Memorial Celebration for Brother John Vianney

Memorial Mass for Br. Vianney Rentmeister OSB

October 26, 2017

Isaiah 25:6–10a
Romans 8:31b–35, 37–39
Luke 24:13-16, 28–35

When people speak to me of Br. Vianney, they mention two things: he was the monastery cook for some 20 years and he was a brother on the road, making contacts that lasted for years. This boils down to food and making contact with people, creating links for the missions and for friendship.

It seems appropriate that when we gather to remember the dead, we hear words from Scripture about food. Food and drink, good food and drink, is one of the images bequeathed to us about our future. There is a direct link between the food and table we sit at here and the table that is in our future. How can what is of necessity (no food, no drink, we die) in this life actually be a hint of and a share in the life to come? Doesn’t this life pass away? How is it that the tables of this life already point to another table? We eat the food and it is gone! Can it last?

But we know that eating and drinking is more than filling the stomach. At the heart of eating and drinking is communion; eating and drinking together creates a bond among those at the table. The food taken in common does more than quiet growling stomachs. The food and drink are shared and in that sharing the lives of those who eat and drink are shared. The joys and sorrows, happiness and pain of those at table are also shared.  From the experience of being alone or isolated, we come to know that we are also with others. To prepare the food that others will share and so enter into communion with one another is an honor as well as a task. One is preparing others for communion. One is pouring one’s own life into the food; one’s labor, time and imagination are all found in the food we find on the table. To share in food placed in front of us is already sharing in a work of service and love. Communion with one another in love through food—is that not a touch of the future, of life eternal?

Isaiah thought so. For him God was the one preparing the food. Rich food and choice wines, he sees. He sees the best, because he sees that when God prepares the food, the life and communion hidden in sharing the food do not end. The death, the separation that comes when we leave the tables of this earth is healed. The hint of eternity in our daily common meal is now real, it is completed. Br. Vianney’s meals, whether we found them tasty or not, were in reality pointing us as a community toward the fullness of communion in what we call the heavenly table or banquet. Of the many human, even ordinary, experiences we have, the common meal of sharing food and drink together is one of best images we have of the new life of resurrection. In that new life, any veils over or shadows on our table companions here are gone. Anything preventing a full communion with one another here is lifted and we are face to face with one another in all our beauty, tenderness and love. Whether we knew it or not, these were hidden in the food we shared day in and day out. Now they come into full communion.
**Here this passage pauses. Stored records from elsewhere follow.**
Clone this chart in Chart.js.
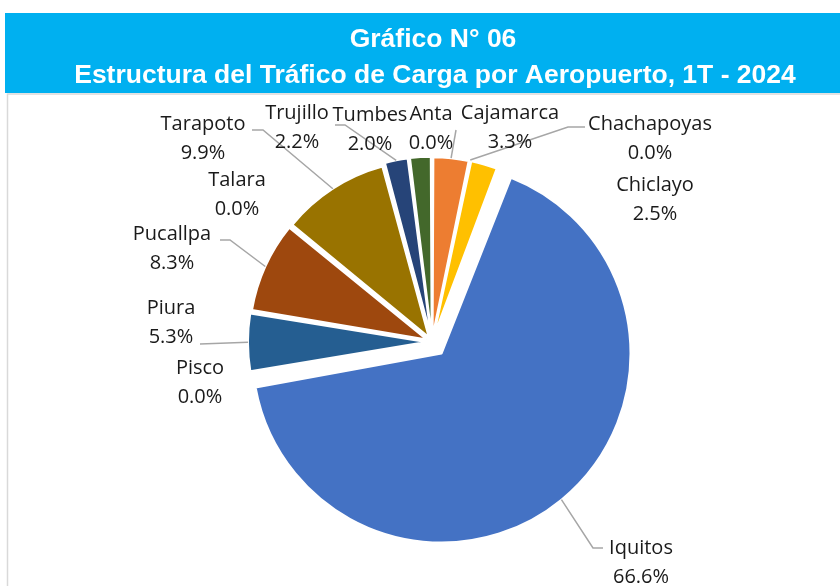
<!DOCTYPE html>
<html lang="es">
<head>
<meta charset="utf-8">
<title>Gráfico N° 06</title>
<script src="https://cdn.jsdelivr.net/npm/chart.js@4.4.1/dist/chart.umd.min.js"></script>
<style>
  html, body { margin: 0; padding: 0; background: #fff; }
  #contenedor { position: relative; width: 840px; height: 586px; }
</style>
</head>
<body>
<div id="contenedor">
  <canvas id="graficoCarga" width="840" height="586"></canvas>
</div>
<script>
// Datos del gráfico
const titulo = "Gráfico N° 06";
const subtitulo = "Estructura del Tráfico de Carga por Aeropuerto, 1T - 2024";
const aeropuertos = ["Anta", "Cajamarca", "Chachapoyas", "Chiclayo", "Iquitos", "Pisco",
  "Piura", "Pucallpa", "Talara", "Tarapoto", "Trujillo", "Tumbes"];
const participacion = [0.0, 3.3, 0.0, 2.5, 66.6, 0.0, 5.3, 8.3, 0.0, 9.9, 2.2, 2.0];

// Estilo
const colores = ["#5B9BD5", "#ED7D31", "#A5A5A5", "#FFC000", "#4472C4", "#70AD47",
  "#255E91", "#9E480E", "#636363", "#997300", "#264478", "#43682B"];
const separacion = [24, 24, 24, 24, 60, 24, 24, 24, 24, 24, 24, 24];

// posición de cada etiqueta respecto al centro del pastel
const posEtiquetas = [
  [-1, -228], [78, -229], [218, -218], [223, -157], [209, 206], [-232, 26],
  [-261, -34], [-260, -108], [-195, -162], [-229, -218], [-135, -229], [-62, -227]
];
// líneas guía: puntos del lado de la etiqueta, luego se une al borde del sector
const guias = [
  null, [[24, -212]], [[153, -215], [136, -215]], null, [[171, 206], [161, 206]], null,
  [[-232, 2]], [[-212, -102], [-202, -102]], null, [[-180, -212], [-169, -212]],
  [[-97, -217], [-87, -217]], null
];

const fuenteEtiqueta = "20px 'Open Sans'";
const altoLinea = 29;

// 🔷 Banda del título y marco
const fondoTitulo = {
  id: "fondoTitulo",
  beforeDraw(chart) {
    const ctx = chart.ctx;
    ctx.save();
    ctx.strokeStyle = "#D9D9D9";
    ctx.lineWidth = 1.5;
    ctx.beginPath();
    ctx.moveTo(7.5, 586);
    ctx.lineTo(7.5, 94);
    ctx.lineTo(840, 94);
    ctx.stroke();

    ctx.fillStyle = "#00B0F0";
    ctx.fillRect(5, 13, 835, 80);
    ctx.fillStyle = "#FFFFFF";
    ctx.font = "bold 26.5px 'Liberation Sans', Arial, sans-serif";
    ctx.textAlign = "center";
    ctx.textBaseline = "alphabetic";
    ctx.fillText(titulo, 433, 47);
    ctx.fillText(subtitulo, 435, 83);
    ctx.restore();
  }
};

// punto del borde exterior de un sector (con su separación)
function bordeSector(arc) {
  const medio = (arc.startAngle + arc.endAngle) / 2;
  const t = (arc.options.offset || 0) / 4;
  const circ = arc.endAngle - arc.startAngle;
  const fix = 1 - Math.sin(Math.min(Math.PI, circ));
  const r = arc.outerRadius + t * fix + t;
  return { x: arc.x + Math.cos(medio) * r, y: arc.y + Math.sin(medio) * r };
}

// 🔷 Etiquetas con líneas guía
const etiquetas = {
  id: "etiquetas",
  afterDatasetsDraw(chart) {
    const ctx = chart.ctx;
    const arcos = chart.getDatasetMeta(0).data;
    const cx = arcos[0].x;
    const cy = arcos[0].y;
    ctx.save();

    ctx.strokeStyle = "#A6A6A6";
    ctx.lineWidth = 1.5;
    guias.forEach((g, i) => {
      if (!g) return;
      const fin = bordeSector(arcos[i]);
      ctx.beginPath();
      ctx.moveTo(cx + g[0][0], cy + g[0][1]);
      g.slice(1).forEach(p => ctx.lineTo(cx + p[0], cy + p[1]));
      ctx.lineTo(fin.x, fin.y);
      ctx.stroke();
    });

    ctx.fillStyle = "#1A1A1A";
    ctx.font = fuenteEtiqueta;
    ctx.textAlign = "center";
    ctx.textBaseline = "middle";
    aeropuertos.forEach((nombre, i) => {
      const x = cx + posEtiquetas[i][0];
      const y = cy + posEtiquetas[i][1];
      ctx.fillText(nombre, x, y);
      ctx.fillText(participacion[i].toFixed(1) + "%", x, y + altoLinea);
    });
    ctx.restore();
  }
};

const canvas = document.getElementById("graficoCarga");

new Chart(canvas, {
  type: "pie",
  data: {
    labels: aeropuertos,
    datasets: [{
      data: participacion,
      backgroundColor: colores,
      borderColor: "#FFFFFF",
      borderWidth: 2,
      offset: separacion
    }]
  },
  options: {
    responsive: false,
    animation: false,
    radius: 174,
    layout: { padding: { left: 24, right: 0, top: 98, bottom: 0 } },
    plugins: {
      legend: { display: false },
      title: { display: false },
      tooltip: { enabled: false }
    },
    events: []
  },
  plugins: [fondoTitulo, etiquetas]
});
</script>
</body>
</html>
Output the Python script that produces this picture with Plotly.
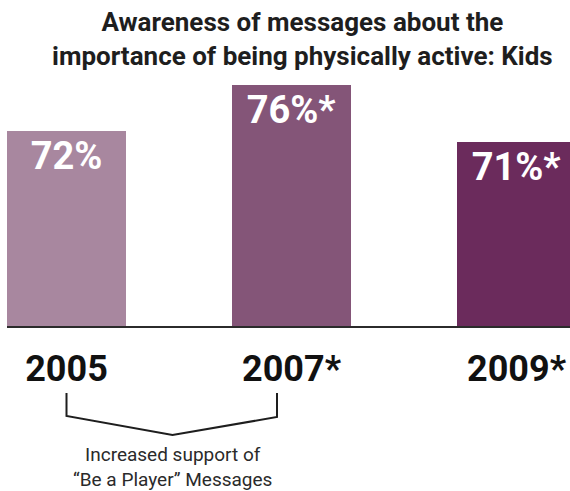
import plotly.graph_objects as go

# ---- data ----
years = ["2005", "2007*", "2009*"]
values = [72, 76, 71]
value_labels = ["72%", "76%*", "71%*"]
bar_colors = ["#a8879f", "#845578", "#6b2b5c"]
title_lines = ["Awareness of messages about the",
               "importance of being physically active: Kids"]
bracket_note = ["Increased support of", "“Be a Player” Messages"]

FONT = "Roboto, Liberation Sans, sans-serif"

W, H = 570, 491
ML, MR, MT, MB = 7, 0, 0, 165
plot_h = H - MT - MB
px_per_unit = 11.5
y_base = 55
y_top = y_base + plot_h / px_per_unit

cat_px = 225.0
first_center_px = 66.5
x_lo = (ML - first_center_px) / cat_px
x_hi = (W - MR - first_center_px) / cat_px

xs = list(range(len(years)))

fig = go.Figure()
fig.add_trace(go.Bar(
    x=xs, y=values,
    marker=dict(color=bar_colors, line=dict(width=0)),
    width=119 / cat_px,
    text=value_labels,
    textposition="inside",
    insidetextanchor="end",
    textangle=0,
    constraintext="none",
    textfont=dict(family=FONT, size=38, color="white", weight="bold"),
    hoverinfo="skip",
))

def py2paper(py):
    return (H - MB - py) / plot_h

# bracket under 2005 .. 2007
bx0 = xs[0]
bx1 = xs[1] - 14.5 / cat_px
bmid = (xs[0] + xs[1]) / 2 - 6.5 / cat_px
fig.add_shape(
    type="path", xref="x", yref="paper",
    path=(f"M {bx0} {py2paper(393)} L {bx0} {py2paper(416)} "
          f"L {bmid} {py2paper(435)} L {bx1} {py2paper(417)} L {bx1} {py2paper(393)}"),
    line=dict(color="#1e1e1e", width=2),
)
fig.add_annotation(
    x=bmid, xref="x", y=py2paper(441), yref="paper",
    text="<br>".join(bracket_note), showarrow=False,
    xanchor="center", yanchor="top", align="center",
    font=dict(family=FONT, size=19, color="#2a2a2a"),
)

# title
fig.add_annotation(
    x=(302 - ML) / (W - ML - MR), xref="paper",
    y=py2paper(5), yref="paper",
    text="<br>".join(title_lines), showarrow=False,
    xanchor="center", yanchor="top", align="center",
    font=dict(family=FONT, size=26, color="#1e1e1e", weight="bold"),
)

fig.update_layout(
    width=W, height=H,
    margin=dict(l=ML, r=MR, t=MT, b=MB, pad=0),
    paper_bgcolor="white", plot_bgcolor="white",
    showlegend=False,
    bargap=0,
    xaxis=dict(
        range=[x_lo, x_hi],
        tickvals=xs, ticktext=years,
        ticks="", showgrid=False, zeroline=False,
        showline=True, linecolor="#2b2b2b", linewidth=2,
        tickfont=dict(family=FONT, size=36, color="#111111", weight="bold"),
        ticklabelstandoff=10,
        fixedrange=True,
    ),
    yaxis=dict(range=[y_base, y_top], visible=False, fixedrange=True),
)

post = "document.body.style.margin='0';"
fig.write_html("out.html", post_script=post, config={"displayModeBar": False})
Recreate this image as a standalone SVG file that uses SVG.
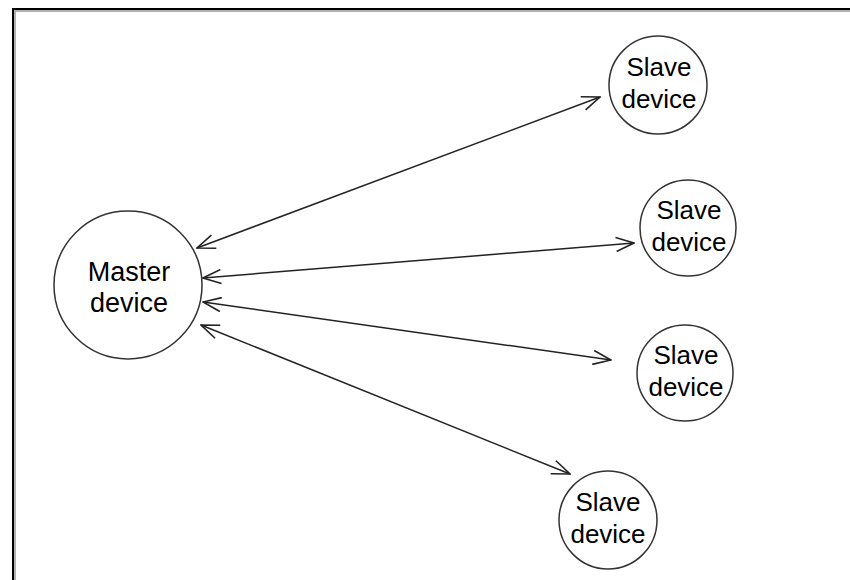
<svg xmlns="http://www.w3.org/2000/svg" width="850" height="580" viewBox="0 0 850 580">
  <style>
    .node circle { fill: #ffffff; stroke: #333333; stroke-width: 1.5; }
    .node text { font-family: "Liberation Sans", Arial, sans-serif; font-size: 26px; fill: #000000; text-anchor: middle; }
    #master text { font-size: 27px; }
    .link { stroke: #222222; stroke-width: 1.5; fill: none; marker-start: url(#arrow); marker-end: url(#arrow); }
  </style>
  <defs>
    <marker id="arrow" viewBox="0 0 20 16" refX="19" refY="8" markerWidth="20" markerHeight="16" markerUnits="userSpaceOnUse" orient="auto-start-reverse">
      <path d="M1,1 L19,8 L1,15" fill="none" stroke="#222222" stroke-width="1.6"/>
    </marker>
  </defs>
  <rect width="850" height="580" fill="#ffffff"/>

  <!-- frame -->
  <g id="frame" fill="none">
    <path d="M15,580 V11 H850" stroke="#999999" stroke-width="1.5"/>
    <path d="M13,580 V9 H850" stroke="#000000" stroke-width="2"/>
  </g>

  <!-- connectors -->
  <g id="connectors">
    <line class="link" x1="197" y1="248" x2="600" y2="97"/>
    <line class="link" x1="203" y1="278" x2="634" y2="243"/>
    <line class="link" x1="203" y1="302" x2="611" y2="360"/>
    <line class="link" x1="201" y1="325" x2="570" y2="474"/>
  </g>

  <g id="master" class="node">
    <circle cx="128" cy="285" r="74"/>
    <text x="129" y="281">Master</text>
    <text x="129" y="312">device</text>
  </g>

  <g id="slave1" class="node">
    <circle cx="658" cy="85" r="49"/>
    <text x="659" y="76">Slave</text>
    <text x="659" y="108">device</text>
  </g>

  <g id="slave2" class="node">
    <circle cx="688" cy="228" r="48"/>
    <text x="689" y="219">Slave</text>
    <text x="689" y="251">device</text>
  </g>

  <g id="slave3" class="node">
    <circle cx="685" cy="373" r="48"/>
    <text x="686" y="364">Slave</text>
    <text x="686" y="396">device</text>
  </g>

  <g id="slave4" class="node">
    <circle cx="608" cy="520" r="49"/>
    <text x="608" y="511">Slave</text>
    <text x="608" y="543">device</text>
  </g>
</svg>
Our gospel story this evening is likewise a food story, a bread story. The two disciples on the road to Emmaus are surrounded by death, disappointment and hopes dashed.  They are separated from one whom they came to love and one who loved them. They are at a low point. A stranger walks along with them. Evidently, the word he speaks causes their hearts to wake up, to become warm again. As he communes with them in word, they are consoled. Even more, their lives begin to have meaning again. They said their hearts were burning…..they were coming alive, throbbing with new understanding about what happened to this Jesus on whom they set their hopes. In their excitement, they offer hospitality to the one awakening meaning and hope in their lives. They share bread. Then suddenly in the sharing of bread, it all comes together. Communion happens in a flash. It is in the bread broken; communion happens when bread is broken and shared. But they came to realize that it is precisely Jesus, whom they know, that can both be broken and bring together.  They only saw bread broken, death and separation. They thought it was the end.  Then they saw and heard a stranger. Then the stranger’s gesture triggered memory; they remembered that pouring out a life, breaking a body was an act of love. It was a gesture for others; hidden in the food was a whole life lived for others. When Jesus does that, then he is alive. The words and the breaking of bread is the sign of resurrection. The simple food contains love and life. These never end.Br. Vianney went on many trips, drove down many roads and was welcomed by many people. He listened to many words, heard many stories. He was offered food and drink. In it all was he not creating communion and solidarity in faith among those who welcomed him? In the communion he maintained with many over the years, I would guess he encouraged many to see beyond their disappointments, sorrows, pain and loss. He no doubt invited them to look deeper and farther to see a living God who will not allow anything to stand in the way of his loving. For our God does not see separation in all its faces, but sees only a communion of all who said yes to his love. Yes, our God sees them and is already preparing that table of rich food and fine drink from which we will never have to rise again.